Several months ago, I gave a talk at the Library of Congress, at the conclusion of which a gentleman approached the podium asking about my last name. “You wouldn’t be related to Richard Joselit?” he tentatively inquired. When I resoundingly replied in the affirmative, saying that the man in question was my husband, the questioner, with mounting animation, told me that the two had been friendly many years ago, but had since lost touch. “Please give him my warmest regards,” he said, offering me his card and email address as well.

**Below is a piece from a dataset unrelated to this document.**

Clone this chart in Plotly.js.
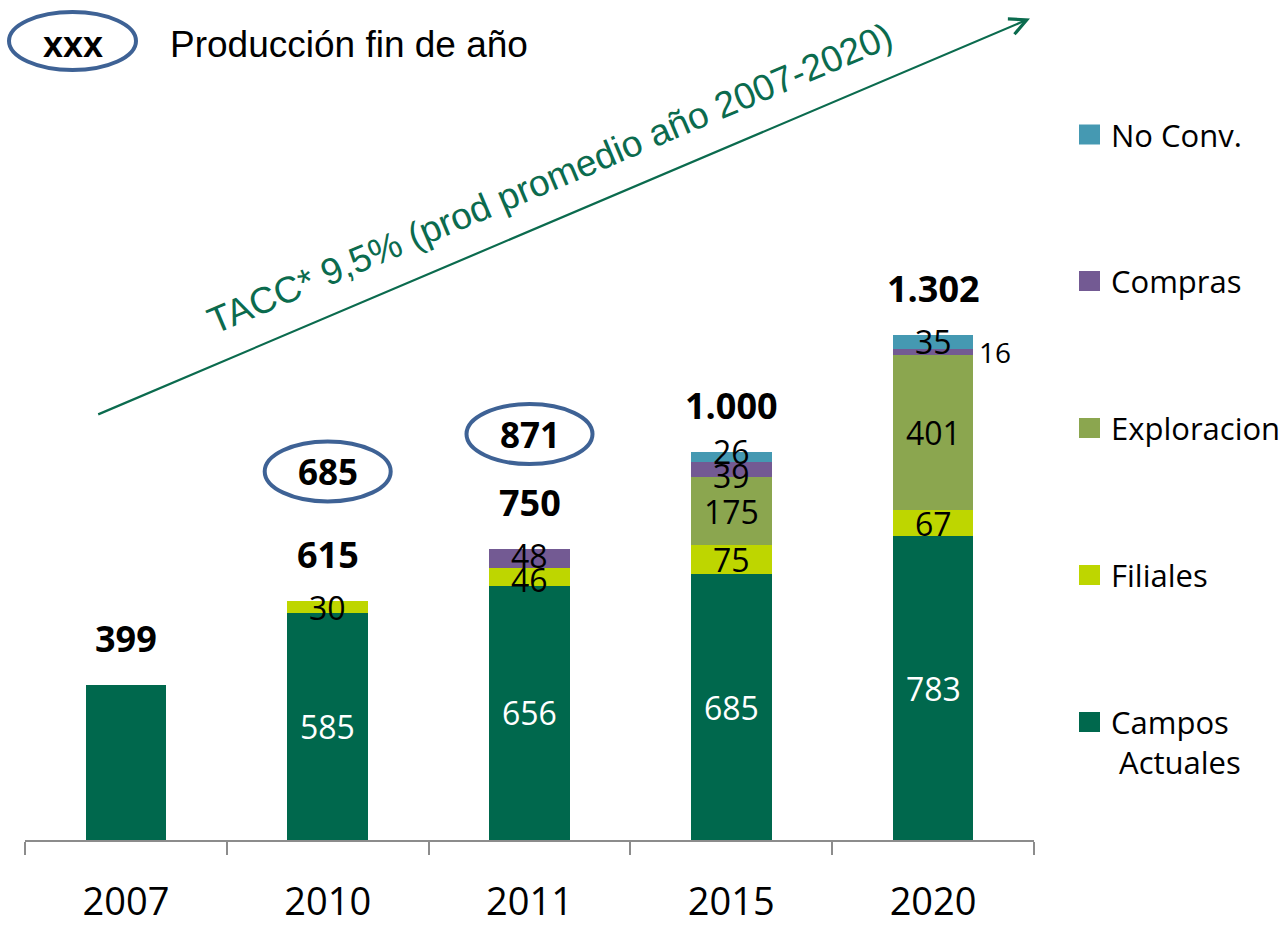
<!DOCTYPE html>
<html><head><meta charset="utf-8">
<script src="https://cdn.plot.ly/plotly-3.0.1.min.js"></script>
<style>html,body{margin:0;padding:0;background:#fff}#chart{width:1287px;height:926px}</style>
</head><body><div id="chart"></div>
<script>
// ---- data ----
const categories = ['2007', '2010', '2011', '2015', '2020'];
const camposActuales = [399, 585, 656, 685, 783];
const filiales = [0, 30, 46, 75, 67];
const exploracion = [0, 0, 0, 175, 401];
const compras = [0, 0, 48, 39, 16];
const noConv = [0, 0, 0, 26, 35];
const produccionFinAnio = [null, 685, 871, null, null];
const showCamposLabel = [false, true, true, true, true];
const seriesNames = ['Campos Actuales', 'Filiales', 'Exploracion', 'Compras', 'No Conv.'];
const legendLabels = ['Campos<br>\u00a0Actuales', 'Filiales', 'Exploracion', 'Compras', 'No Conv.'];
const taccText = 'TACC* 9,5% (prod promedio año 2007-2020)';
const keyText = 'xxx';
const keyLabel = 'Producción fin de año';

// ---- styles / layout constants ----
const colors = ['#00684D', '#BED600', '#8BA64F', '#735A93', '#4599B2'];
const labelColors = ['#FFFFFF', '#000000', '#000000', '#000000', '#000000'];
const ovalColor = '#3E6295';
const arrowColor = '#0B6B4E';
const W = 1287, H = 926;
const M = {l: 25, r: 253, t: 100, b: 86};
const PW = W - M.l - M.r, PH = H - M.t - M.b;
const px = x => (x - M.l) / PW;          // pixel x -> paper
const py = y => (H - M.b - y) / PH;      // pixel y -> paper
const ovalShift = [0, 130, 115, 0, 0];   // pixel offset of year-end oval above bar top
const yTop = 1302 * PH / (H - M.b - 335);   // y-axis upper range
const pxPerUnit = PH / yTop;
const minLabelGap = 24;                  // px between stacked label centres

const seriesValues = [camposActuales, filiales, exploracion, compras, noConv];
const fmt = n => n >= 1000 ? Math.floor(n / 1000) + '.' + String(n % 1000).padStart(3, '0') : String(n);

const traces = seriesValues.map((vals, s) => ({
  type: 'bar', name: seriesNames[s], x: categories,
  y: vals.map(v => v > 0 ? v : null),
  marker: {color: colors[s], line: {width: 0}},
  hoverinfo: 'x+y+name', showlegend: false
}));

const annotations = [];
const shapes = [];
const totals = categories.map((c, i) => seriesValues.reduce((a, vals) => a + vals[i], 0));

categories.forEach((c, i) => {
  let base = 0;
  const inside = [];
  seriesValues.forEach((vals, s) => {
    const v = vals[i];
    if (v > 0 && !(s === 0 && !showCamposLabel[i])) {
      const small = v < 20;
      const a = {
        x: i, y: base + v / 2, xref: 'x', yref: 'y',
        text: String(v), showarrow: false,
        xanchor: small ? 'left' : 'center', xshift: small ? 44 : 0,
        yanchor: 'middle', yshift: 0,
        font: {family: 'Open Sans', size: small ? 28 : 32, color: labelColors[s]}
      };
      annotations.push(a);
      if (!small) inside.push(a);
    }
    base += v;
  });
  // spread crowded labels apart
  for (let k = 1; k < inside.length; k++) {
    const lo = inside[k - 1], hi = inside[k];
    const gap = (hi.y - lo.y) * pxPerUnit + hi.yshift - lo.yshift;
    if (gap < minLabelGap) {
      const d = (minLabelGap - gap) / 2;
      lo.yshift -= d; hi.yshift += d;
    }
  }
  // total label
  annotations.push({
    x: i, y: totals[i], xref: 'x', yref: 'y', text: '<b>' + fmt(totals[i]) + '</b>',
    showarrow: false, yanchor: 'bottom', yshift: 20,
    font: {family: 'Open Sans', size: 36, color: '#000'}
  });
  // production year-end ovals
  if (produccionFinAnio[i] != null) {
    const sh = ovalShift[i];
    shapes.push({
      type: 'circle', xref: 'x', yref: 'y', xsizemode: 'pixel', ysizemode: 'pixel',
      xanchor: i, yanchor: totals[i], x0: -63, x1: 63, y0: sh - 30, y1: sh + 30,
      line: {color: ovalColor, width: 4}, fillcolor: 'rgba(0,0,0,0)'
    });
    annotations.push({
      x: i, y: totals[i], xref: 'x', yref: 'y', text: '<b>' + fmt(produccionFinAnio[i]) + '</b>',
      showarrow: false, yanchor: 'middle', yshift: sh,
      font: {family: 'Open Sans', size: 35, color: '#000'}
    });
  }
});

// key oval at top-left
shapes.push({
  type: 'circle', xref: 'paper', yref: 'paper',
  x0: px(9), x1: px(136), y0: py(70), y1: py(12),
  line: {color: ovalColor, width: 4}, fillcolor: 'rgba(0,0,0,0)'
});
annotations.push({
  xref: 'paper', yref: 'paper', x: px(72.5), y: py(44), text: '<b>' + keyText + '</b>',
  showarrow: false, xanchor: 'center', yanchor: 'middle',
  font: {family: 'Liberation Sans', size: 36, color: '#000'}
});
annotations.push({
  xref: 'paper', yref: 'paper', x: px(168), y: py(44), text: keyLabel,
  showarrow: false, xanchor: 'left', yanchor: 'middle',
  font: {family: 'Liberation Sans', size: 37, color: '#000'}
});

// growth arrow
annotations.push({
  xref: 'paper', yref: 'paper', x: px(1030), y: py(18.5),
  ax: 96.7 - 1030, ay: 415 - 18.5, axref: 'pixel', ayref: 'pixel',
  text: ' ', font: {size: 1},
  showarrow: true, arrowhead: 5, arrowsize: 1.5, arrowwidth: 2.2, arrowcolor: arrowColor
});
annotations.push({
  xref: 'paper', yref: 'paper', x: px(550), y: py(178), text: taccText,
  showarrow: false, textangle: -23, xanchor: 'center', yanchor: 'middle',
  font: {family: 'Liberation Sans', size: 37, color: arrowColor}
});

// legend (top to bottom: reverse of stack order)
const legendY = [722, 575, 428, 281, 134.5];
seriesValues.forEach((vals, s) => {
  const cy = legendY[s];
  shapes.push({
    type: 'rect', xref: 'paper', yref: 'paper',
    x0: px(1079), x1: px(1100), y0: py(cy + 10), y1: py(cy - 10),
    line: {width: 0}, fillcolor: colors[s]
  });
  annotations.push({
    xref: 'paper', yref: 'paper', x: px(1109), y: py(cy - 23), text: legendLabels[s],
    showarrow: false, xanchor: 'left', yanchor: 'top', align: 'left',
    font: {family: 'Open Sans', size: 31, color: '#000'}
  });
});

const layout = {
  width: W, height: H, margin: M,
  paper_bgcolor: '#fff', plot_bgcolor: '#fff',
  barmode: 'stack', bargap: 0.6,
  font: {family: 'Open Sans', color: '#000'},
  showlegend: false,
  xaxis: {
    type: 'category', range: [-0.5, 4.5], showgrid: false, zeroline: false,
    showline: true, linecolor: '#8C8C8C', linewidth: 2,
    ticks: 'outside', tickson: 'boundaries', ticklen: 13, tickwidth: 2, tickcolor: '#8C8C8C',
    ticklabelstandoff: 27,
    tickfont: {family: 'Open Sans', size: 38, color: '#000'}
  },
  yaxis: {range: [0, yTop], visible: false, fixedrange: true},
  annotations: annotations, shapes: shapes
};

Plotly.newPlot('chart', traces, layout, {displayModeBar: false, staticPlot: true});
</script></body></html>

I dutifully reported this exchange, which greatly intrigued my husband. He also expressed a keen interest in picking up where he had left off ‘lo these many years and in short order arranged with his old buddy, whose name was Joel, to get together the next time both of them would be in Washington.
I tagged along to their reunion and watched in delight as Joel and Richard rehashed old times, reminisced freely about their summertime exploits, lamented the loss of red hair and lanky frame respectively, and gossiped about what had happened to this one and that. Although time and circumstance had markedly changed both men, they reverted back to their teenage selves within the space of an hour.
At a time when memory is all too often the stuff of recrimination and suffused with both anger and sadness, how wonderful to behold memory as a form of pleasurable exchange.